> WHAT TO WORK ON
Only the pictures are to be left out; set down the rest of the records exactly.

==========

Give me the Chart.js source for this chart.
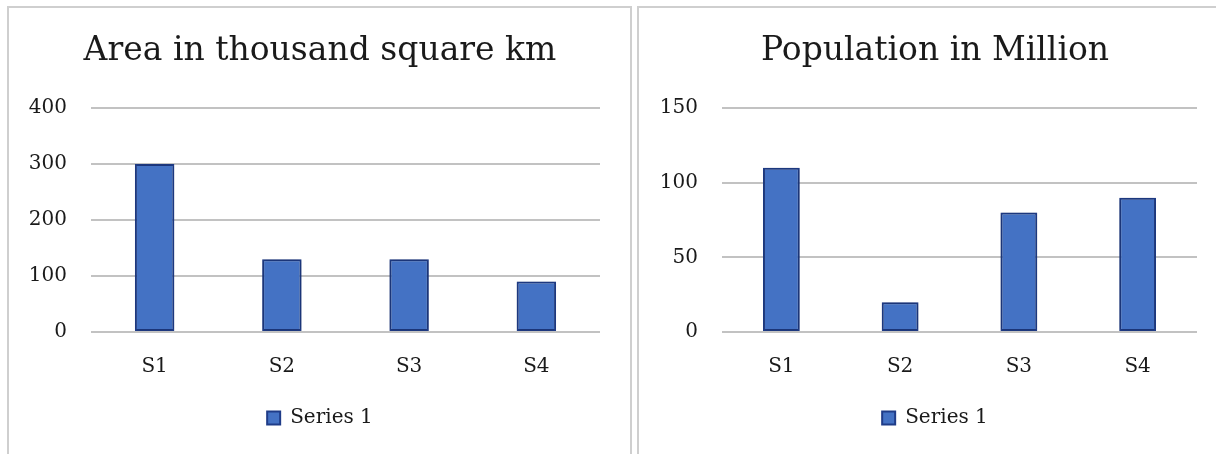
<!DOCTYPE html>
<html>
<head>
<meta charset="utf-8">
<script src="https://cdn.jsdelivr.net/npm/chart.js@4.4.1/dist/chart.umd.min.js"></script>
<style>
  html, body { margin: 0; padding: 0; background: #fff; overflow: hidden; }
  body { width: 1216px; height: 454px; position: relative; }
  .panel { position: absolute; top: 6px; height: 460px; border: 2px solid #cfcfcf; box-sizing: border-box; }
  canvas { position: absolute; top: 0; }
</style>
</head>
<body>
<div class="panel" style="left:7px; width:625px;"></div>
<div class="panel" style="left:637px; width:600px;"></div>
<canvas id="areaChart" width="622" height="454" style="left:9px;"></canvas>
<canvas id="popChart" width="590" height="454" style="left:640px;"></canvas>
<script>
// Categories and values for the two panels
const categories = ['S1', 'S2', 'S3', 'S4'];
const seriesName = 'Series 1';
const areaValues = [300, 130, 130, 90];        // thousand square km
const populationValues = [110, 20, 80, 90];    // million
const areaTicks = { max: 400, step: 100 };
const populationTicks = { max: 150, step: 50 };

const FONT = '"DejaVu Serif", serif';
const TEXT = '#1a1a1a';

// soft glow behind the bars
const barShadow = {
  id: 'barShadow',
  beforeDatasetsDraw(chart) {
    const ctx = chart.ctx;
    ctx.save();
    ctx.shadowColor = 'rgba(0,0,0,0.28)';
    ctx.shadowBlur = 4;
    ctx.shadowOffsetX = 0;
    ctx.shadowOffsetY = 0;
  },
  afterDatasetsDraw(chart) {
    chart.ctx.restore();
  }
};

function makeChart(id, title, values, ticks, leftW, rightW) {
  return new Chart(document.getElementById(id), {
    type: 'bar',
    data: {
      labels: categories,
      datasets: [{
        label: seriesName,
        data: values,
        backgroundColor: '#4472C4',
        borderColor: '#1F3C88',
        borderWidth: 2,
        borderSkipped: false,
        barPercentage: 0.31,
        categoryPercentage: 1.0
      }]
    },
    options: {
      responsive: false,
      animation: false,
      layout: { padding: { left: 0, right: 0, top: 0, bottom: 16 } },
      plugins: {
        title: {
          display: true,
          text: title,
          color: TEXT,
          font: { family: FONT, size: 33, weight: 'normal' },
          padding: { top: 32, bottom: 36.5 }
        },
        legend: {
          display: true,
          position: 'bottom',
          labels: {
            color: TEXT,
            font: { family: FONT, size: 20 },
            boxWidth: 13,
            boxHeight: 13,
            padding: 6
          }
        },
        tooltip: { enabled: false }
      },
      scales: {
        x: {
          grid: { display: false, drawTicks: false },
          border: { display: false },
          ticks: { color: TEXT, font: { family: FONT, size: 20 }, padding: 23 }
        },
        y: {
          min: 0,
          max: ticks.max,
          afterFit(scale) { scale.width = leftW; },
          grid: { color: '#c2c2c2', lineWidth: 2, drawTicks: false },
          border: { display: false },
          ticks: { stepSize: ticks.step, color: TEXT, font: { family: FONT, size: 20 }, padding: 24 }
        },
        // empty right-hand gutter so the plot ends where the panel's grid ends
        gutter: {
          position: 'right',
          afterFit(scale) { scale.width = rightW; },
          grid: { display: false, drawTicks: false },
          border: { display: false },
          ticks: { display: false }
        }
      }
    },
    plugins: [barShadow]
  });
}

makeChart('areaChart', 'Area in thousand square km', areaValues, areaTicks, 82, 31);
makeChart('popChart', 'Population in Million', populationValues, populationTicks, 82, 33);
</script>
</body>
</html>
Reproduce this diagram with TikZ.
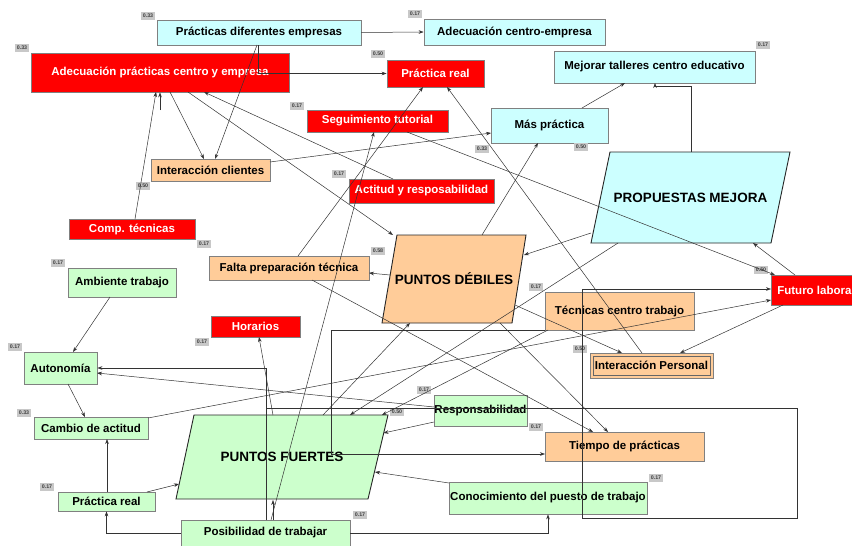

==========

> EXERCISE RESPONSE
Give me the Chart.js source for this chart.
<!DOCTYPE html>
<html>
<head>
<meta charset="utf-8">
<script src="https://cdn.jsdelivr.net/npm/chart.js@4.4.1/dist/chart.umd.min.js"></script>
<style>
  html, body { margin: 0; padding: 0; background: #fff; overflow: hidden; }
  body { width: 1216px; height: 454px; position: relative; }
  .panel { position: absolute; top: 6px; height: 460px; border: 2px solid #cfcfcf; box-sizing: border-box; }
  canvas { position: absolute; top: 0; }
</style>
</head>
<body>
<div class="panel" style="left:7px; width:625px;"></div>
<div class="panel" style="left:637px; width:600px;"></div>
<canvas id="areaChart" width="622" height="454" style="left:9px;"></canvas>
<canvas id="popChart" width="590" height="454" style="left:640px;"></canvas>
<script>
// Categories and values for the two panels
const categories = ['S1', 'S2', 'S3', 'S4'];
const seriesName = 'Series 1';
const areaValues = [300, 130, 130, 90];        // thousand square km
const populationValues = [110, 20, 80, 90];    // million
const areaTicks = { max: 400, step: 100 };
const populationTicks = { max: 150, step: 50 };

const FONT = '"DejaVu Serif", serif';
const TEXT = '#1a1a1a';

// soft glow behind the bars
const barShadow = {
  id: 'barShadow',
  beforeDatasetsDraw(chart) {
    const ctx = chart.ctx;
    ctx.save();
    ctx.shadowColor = 'rgba(0,0,0,0.28)';
    ctx.shadowBlur = 4;
    ctx.shadowOffsetX = 0;
    ctx.shadowOffsetY = 0;
  },
  afterDatasetsDraw(chart) {
    chart.ctx.restore();
  }
};

function makeChart(id, title, values, ticks, leftW, rightW) {
  return new Chart(document.getElementById(id), {
    type: 'bar',
    data: {
      labels: categories,
      datasets: [{
        label: seriesName,
        data: values,
        backgroundColor: '#4472C4',
        borderColor: '#1F3C88',
        borderWidth: 2,
        borderSkipped: false,
        barPercentage: 0.31,
        categoryPercentage: 1.0
      }]
    },
    options: {
      responsive: false,
      animation: false,
      layout: { padding: { left: 0, right: 0, top: 0, bottom: 16 } },
      plugins: {
        title: {
          display: true,
          text: title,
          color: TEXT,
          font: { family: FONT, size: 33, weight: 'normal' },
          padding: { top: 32, bottom: 36.5 }
        },
        legend: {
          display: true,
          position: 'bottom',
          labels: {
            color: TEXT,
            font: { family: FONT, size: 20 },
            boxWidth: 13,
            boxHeight: 13,
            padding: 6
          }
        },
        tooltip: { enabled: false }
      },
      scales: {
        x: {
          grid: { display: false, drawTicks: false },
          border: { display: false },
          ticks: { color: TEXT, font: { family: FONT, size: 20 }, padding: 23 }
        },
        y: {
          min: 0,
          max: ticks.max,
          afterFit(scale) { scale.width = leftW; },
          grid: { color: '#c2c2c2', lineWidth: 2, drawTicks: false },
          border: { display: false },
          ticks: { stepSize: ticks.step, color: TEXT, font: { family: FONT, size: 20 }, padding: 24 }
        },
        // empty right-hand gutter so the plot ends where the panel's grid ends
        gutter: {
          position: 'right',
          afterFit(scale) { scale.width = rightW; },
          grid: { display: false, drawTicks: false },
          border: { display: false },
          ticks: { display: false }
        }
      }
    },
    plugins: [barShadow]
  });
}

makeChart('areaChart', 'Area in thousand square km', areaValues, areaTicks, 82, 31);
makeChart('popChart', 'Population in Million', populationValues, populationTicks, 82, 33);
</script>
</body>
</html>
Reproduce this diagram with TikZ.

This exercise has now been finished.